4. It's possible that there were changes in ideology from the original manuscripts that we no longer thus have any evidence of.
5. Therefore, we can't have much confidence about what the original New Testament manuscripts said. All we can do is give arguments for which of several existing readings were the earliest.
I think he overstates the ideological changes, although there indisputably are some. I didn't find myself agreeing with all his cases, several of which were extremely controversial among scholars (e.g. I Cor 14:34-35, which a few but only very few notable scholars think is an addition to the original text). I think the fact that there are more readings in earlier manuscripts makes it more likely that the original reading is among the surviving manuscripts in any given case, even if it also raises the possibility that we can't know if the original survives. So that same fact provides some support for opposite views.
But the main issue is really epistemological. Ehrman holds to a skeptical standard when it comes to being sure of original manuscript readings that would lead to hopeless conclusions about ordinary knowledge. Hardly anyone in epistemology accepts this kind of standard anymore, even if it has had firm support in the history of philosophy (perhaps most famously with Rene Descartes). The chance that any particular well-attested reading among the NT manuscripts is really the product of an ideological change from the original manuscript is extremely low.

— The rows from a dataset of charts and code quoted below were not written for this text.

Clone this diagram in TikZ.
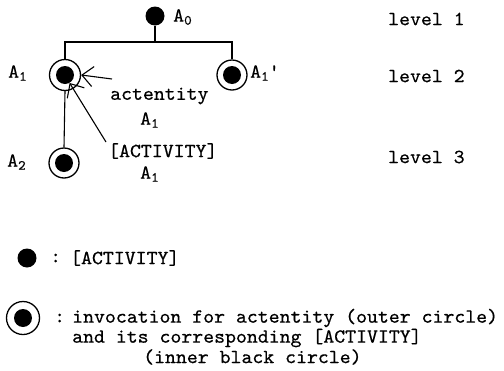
\documentclass[tikz,border=0pt]{standalone}
\usepackage{fontspec}
\newfontfamily\cour{lmmono10-regular.otf}[FakeStretch=1.04,FakeBold=0.5]
\usetikzlibrary{arrows.meta}
\newcommand\subs[1]{\raisebox{-0.35ex}{\fontsize{14}{14}\selectfont #1}}
\tikzset{
  lbl/.style={anchor=west, inner sep=0pt, font=\cour\fontsize{20}{22}\selectfont},
  dot/.style={circle, fill=black, inner sep=0pt, minimum size=18pt},
  ring/.style={circle, draw, line width=1.3pt, inner sep=0pt, minimum size=31pt},
  conn/.style={line width=1.1pt},
  pointer/.style={line width=1.1pt, -{Straight Barb[length=11pt,width=20pt,line width=1.1pt]}}
}
\begin{document}
\begin{tikzpicture}[x=1pt,y=-1pt]
\useasboundingbox (0,0) rectangle (504,370);
% tree
\node[dot, minimum size=19pt] (A0) at (155,16) {};
\node[lbl] (lA0) at (173,17) {A\subs{0}};
\node[ring] (A1) at (65,75) {};
\node[dot] (A1in) at (65,75) {};
\node[lbl] (lA1) at (8,73) {A\subs{1}};
\node[ring, minimum size=30pt] (A1p) at (232,75) {};
\node[dot] (A1pin) at (232,75) {};
\node[lbl] (lA1p) at (250,73) {A\subs{1}\textquotesingle};
\node[ring, minimum size=30pt] (A2) at (64,163) {};
\node[dot] (A2in) at (64,163) {};
\node[lbl] (lA2) at (7,162) {A\subs{2}};
\coordinate (bar) at (155,42);
\draw[conn] (A0) -- (bar);
\draw[conn] (A1.north) |- (bar) -| (A1p.north);
\draw[conn] (A1.south) -- (A2.north);
% annotations
\node[lbl] (act) at (110,96) {actentity};
\node[lbl] (actA) at (140,120) {A\subs{1}};
\node[lbl] (ACT) at (108,151) {[ACTIVITY]};
\node[lbl] (ACTA) at (140,174) {A\subs{1}};
\coordinate (s1) at (112,79);
\coordinate (s2) at (106,142);
\draw[pointer] (s1) -- (A1.east);
\draw[pointer] (s2) -- (A1in.-60);
% levels
\node[lbl] (lv1) at (388,19) {level 1};
\node[lbl] (lv2) at (388,76) {level 2};
\node[lbl] (lv3) at (388,157) {level 3};
% legend
\node[dot, minimum size=19pt] (Ldot) at (27,258) {};
\node[lbl] (Lc1) at (50,258) {:};
\node[lbl] (Ltxt) at (70,258) {[ACTIVITY]};
\node[ring, minimum size=33pt] (Lring) at (23,318) {};
\node[dot] (Lin) at (23,318) {};
\node[lbl] (Lc2) at (54,318) {:};
\node[lbl] (L1) at (72,318) {invocation for actentity (outer circle)};
\node[lbl] (L2) at (72,338) {and its corresponding [ACTIVITY]};
\node[lbl] (L3) at (143,357) {(inner black circle)};
\end{tikzpicture}
\end{document}
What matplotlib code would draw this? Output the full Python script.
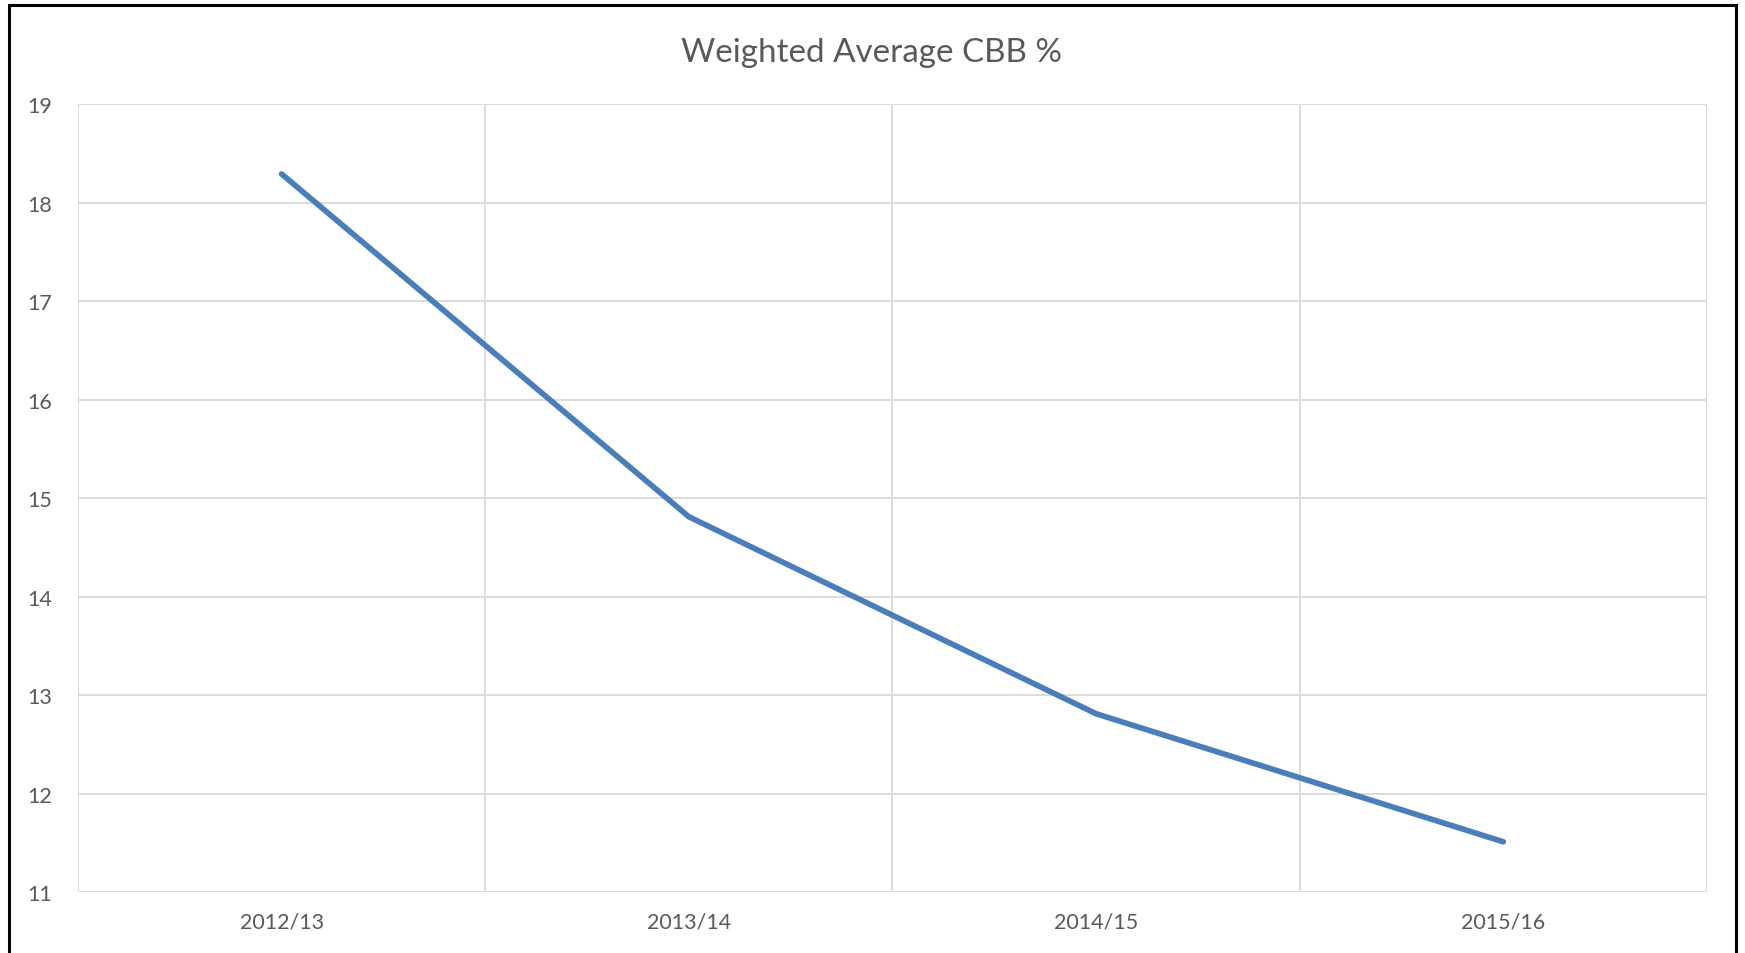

Ehrman is right that you can't rule it out absolutely. He bristles at the suggestion from his evangelical critics that he misleads people by minimizing the overwhelming support that we have of the New Testament as a whole given the entire manuscript evidence that we have. But then he gives exactly the suggestion that they assert when he gives his master argument, because there's no way you can derive 5 above from the premises unless you have a ridiculous standard of evidence for trusting something.
If we took the same view of knowledge based on our senses, we similarly couldn't rule out the possibility of being in the Matrix, dreaming vividly, or some such thing. We couldn't trust our memories, because memories do fail people, and it's always possible that it might be one of those moments. We couldn't ever trust people, because we know people lie, and often we can't tell that they're doing so. Even if this particular case involves someone who seems always to have been honest to us, we can never be sure. This high-standard approach to knowledge is a recipe for radical skepticism if you apply it consistently. As far as I can tell, Ehrman doesn't do that and just applies it in this particular argument against the possibility of any confidence that we still have manuscript readings for the basic New Testament documents. Hardly anyone working in epistemology today maintains the kind of standard Ehrman is requiring the biblical documents to be able to meet if he's going to be confident of what the text originally said.
What I think bothers me the most is Ehrman's claim that the manuscript data show the impossibility of inerrancy. This claim is a complete non sequitur. Ehrman seems to think that inerrancy can't be maintained if you can't be sure which reading is the original one that was inspired inerrantly. But why should that be? Inerrancy claims that God inspired the original manuscripts. It doesn't say anything about how those were copied. For inerrancy to have any practical value for Christians today, God would have had to preserve enough of the originals, and enough evidence to figure out what the likely original reading was, that we can usually state with some confidence in any particular case what the original reading is likely to have been.
He seems to think inerrancy has no value unless you have 100% confidence that a certain reading is exactly the original. Why? If we have 90% confidence that a certain reading is original, then we should have 90% confidence that such a reading is from God. I don't know anyone holding to inerrancy who thinks our interpretation of the Bible is inerrant, just that the original manuscript was. Similarly, it doesn't matter if we have to work to get likely readings at best, because it doesn't undermine the original claim or its value for the Christian. It takes careful study to figure out the social background to the Bible, to understand what certain terms in the original languages meant, and how someone in that culture would have taken a certain idiom. It also takes careful study sometimes to figure out which reading is likely to have been the original one. Inerrancy just claims that such likelihoods are aims to figure out which reading is most likely to have been the original, and then you can place as much confidence in debated readings as you can that the one you think is most likely is the original.
This is where the kind of manuscript evidence we have is significant. In most cases, it's obvious which reading is original, and it doesn't have any effect on biblical doctrine, either because it has no effect on meaning at all, it has a very minor effect on something of little practical significance, or the doctrines in question are taught in other, undisputed texts, often several times. We have a vast diversity of manuscript traditions, but that just makes it more likely that the original reading is somewhere in there in any given case. If inerrancy is true, it's extremely likely that God did preserve the original readings among the manuscript tradition along with clues as to which readings are correct. This isn't a claim that anyone can infallibly figure these things out, just that God's word can be infallibly preserved, even if our fallible methods of reconstruction can arrive at the correct readings only with some degree of likelihood rather than absolute certainty.
All told, it's hard for me to resist the conclusion that Ehrman illegitimately applies a rightly-disfavored epistemological thesis in an ad hoc way to favor his thesis without recognizing that the same standard, if applied fairly to all issues, would undermine the very knowledge that he relies on to make his argument. He also seems to be arguing against an inerrancy thesis that no one holds, and when he tries to respond to that claim all he says is that it's a view he once held. Well, no wonder he had to reject evangelical Christianity if he found arguments that decisively refute the straw version of it. It doesn't make it legitimate to consider his arguments to count against actual evangelical views. It doesn't mean he's actually said a thing to undermine the kinds of inerrancy doctrines that evangelical scholars have ever actually held. So it seems to me that there's of much value in this book, but some of it way overstates the case, and it's all sandwiched between two instances of a master argument intended to undermine evangelical Christianity via highly fallacious argumentation. I'd heard enough good things about this book that I was hoping there would be more to it. I don't think there is.